Голова у солдата, как говаривал наш ротный, — чтобы думать, а мозги — чтобы соображать.
— А сколько можно? — нагло спросил я.
— Двадцать дней гарантирую. Хватит?
— Спасибо, доктор!
— Не все так просто, Толя. Я учусь в академии. И тебе придется переписать очень много конспектов.
— Чем-чем, — сказал я, — но конспектами вы меня не запугаете.
— Почерк у тебя разборчивый, надеюсь?
— Надо — будет каллиграфический!
Кстати, после этих двадцати восхитительных дней у меня на всю жизнь закрепилась способность бегло писать отчетливыми печатными буквами хотя бы и многие страницы любого текста. Как на русском, так и на английском.

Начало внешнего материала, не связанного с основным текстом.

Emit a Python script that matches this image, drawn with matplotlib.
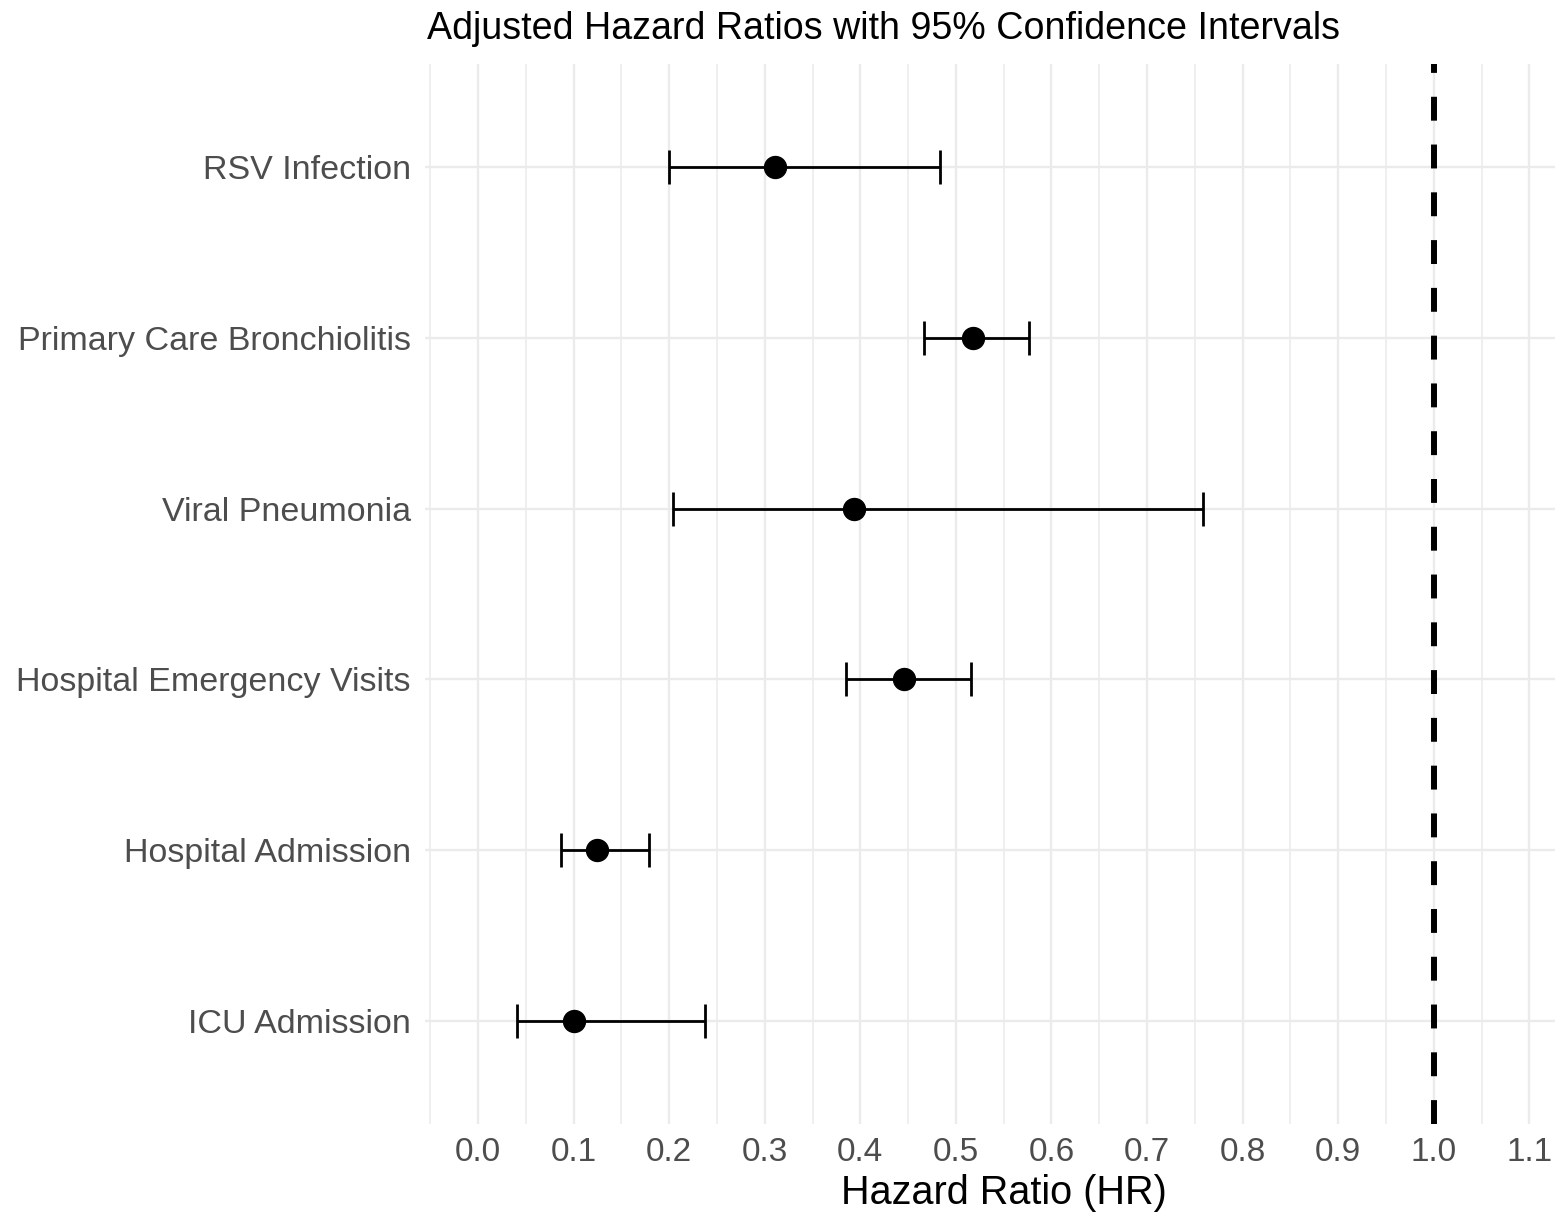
import matplotlib
matplotlib.use("Agg")
import matplotlib.pyplot as plt
import numpy as np
from matplotlib.ticker import MultipleLocator, FormatStrFormatter

# Adjusted hazard ratios, top to bottom
outcomes = ["RSV Infection", "Primary Care Bronchiolitis", "Viral Pneumonia",
            "Hospital Emergency Visits", "Hospital Admission", "ICU Admission"]
hr = [0.311, 0.518, 0.393, 0.446, 0.124, 0.100]
ci_low = [0.200, 0.467, 0.204, 0.385, 0.087, 0.041]
ci_high = [0.483, 0.576, 0.758, 0.516, 0.179, 0.237]

plt.rcParams["font.family"] = ["Liberation Sans", "DejaVu Sans"]

W, H = 1555, 1214
fig = plt.figure(figsize=(W / 100, H / 100), dpi=100)
# panel runs past the right edge of the picture (cropped ggplot output)
px_l, px_r, px_t, px_b = 425.4, 1582.0, 64.0, 1124.0
ax = fig.add_axes([px_l / W, 1 - px_b / H, (px_r - px_l) / W, (px_b - px_t) / H])

ypos = np.arange(len(outcomes))[::-1]
hr_a = np.array(hr)
xerr = np.vstack([hr_a - np.array(ci_low), np.array(ci_high) - hr_a])

ax.axvline(1.0, color="black", lw=4.3, dashes=(4, 4), zorder=2)
ax.errorbar(hr, ypos, xerr=xerr, fmt="none", ecolor="black", elinewidth=2.0,
            capsize=12.5, capthick=2.0, zorder=3)
ax.plot(hr, ypos, "o", color="black", markersize=15.8, zorder=4)

ax.set_xlim(-0.055, 1.155)
ax.set_ylim(-0.6, len(outcomes) - 0.4)
ax.xaxis.set_major_locator(MultipleLocator(0.1))
ax.xaxis.set_minor_locator(MultipleLocator(0.05))
ax.xaxis.set_major_formatter(FormatStrFormatter("%.1f"))
ax.set_yticks(ypos)
ax.set_yticklabels(outcomes)

ax.grid(which="major", color="#EBEBEB", lw=1.7, zorder=0)
ax.grid(which="minor", axis="x", color="#EBEBEB", lw=1.1, zorder=0)
ax.set_axisbelow(True)
for s in ax.spines.values():
    s.set_visible(False)
ax.tick_params(which="both", length=0)
ax.tick_params(axis="x", labelsize=24, labelcolor="#4D4D4D", pad=9.5)
ax.tick_params(axis="y", labelsize=24.5, labelcolor="#4D4D4D", pad=10.5)

ax.set_xlabel("Hazard Ratio (HR)", fontsize=28.5, color="black", labelpad=4)
fig.text(427 / W, 1 - 39 / H, "Adjusted Hazard Ratios with 95% Confidence Intervals",
         fontsize=27.1, color="black", ha="left", va="baseline")

fig.savefig("out.png", dpi=100, facecolor="white")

Талант, в дальнейшем оказавшийся невостребованным.
Жизнь в госпитале протекала размеренно и сытно.
Вечером, на сон грядущий, в казенном овчинном тулупе и в валенках я отправлялся подышать воздухом, бродя по темным зимним аллеям, где однажды столкнулся с разговорчивым мужчиной средних лет, одетым в хорошую дубленку и в такие же, как у меня, больничные валенки, что выдавали его принадлежность к категории пациентов.
Мой собеседник представился Василием Константиновичем, на вопрос: в каком, дескать, звании — поморщился, ответив кратко: две звезды в одну линию, и на мое уточнение: "Прапорщик? " — кивнул сокрушенно: мол, извиняй, а до больших чинов не дослужился.

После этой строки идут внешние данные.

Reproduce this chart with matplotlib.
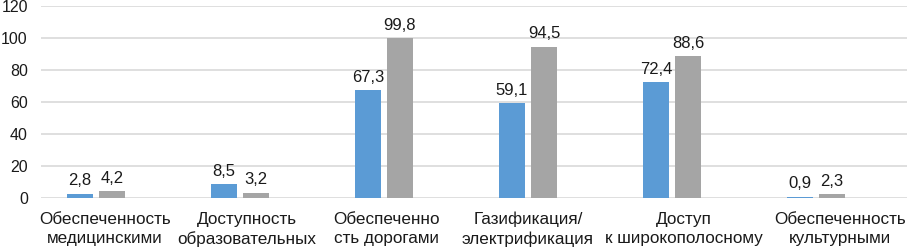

Мужиком он оказался остроумным, свойским, на вечерних прогулках мы поведали друг другу кучу анекдотов, и как-то я даже посетовал вслух, отчего, дескать, не служу под командованием такого вот милейшего старшины, а попадаются мне неизменно какие-то дуболомы и людоеды.
— Задолбали командиры? — поинтересовался Константиныч — так я уже его называл — с сочувствием человека, на собственной шкуре испытавшего все жесткие пинки армейской судьбы и определяющих ее лиц.
— Не то слово! — откликнулся я. — Террор двадцать четыре часа в сутки. По три-четыре ночи в нарядах, кормежка — помои, масло и мясо налево идут, никаких увольнений в город, а вот когда начальство с инспекцией приезжает, тут тебе и салфеточки на столах, и даже конфетки, вечерний киносеанс… благолепие, в общем!
— Потому что об инспекции знают заранее, — умудренно сказал Константиныч.
— Естественно!
Я еще около часа живописал прапорщику ужасы курсантского бытия, упомянув, кстати, о предложении своего сокурсника сигануть с третьего этажа, дабы очутиться здесь, в больничной нирване, как о наглядном примере доведения человека до крайней степени отчаяния, но Константиныч, служивший, по его словам, среди бумагомарателей в каком-то штабе и оторванный от бытия низших слоев, воспринимал мои рассказы как нечто научно-фантастическое, хотя недоверчивое сопереживание мне выказывал.
В холле госпиталя мы с ним простились, я дружески хлопнул Константиныча по плечу, направляясь в свое отделение, но тут заметил замершего у лифта соседа по палате — полковника с загипсованной клешней, смотревшего на меня с каким-то страдальческим укором.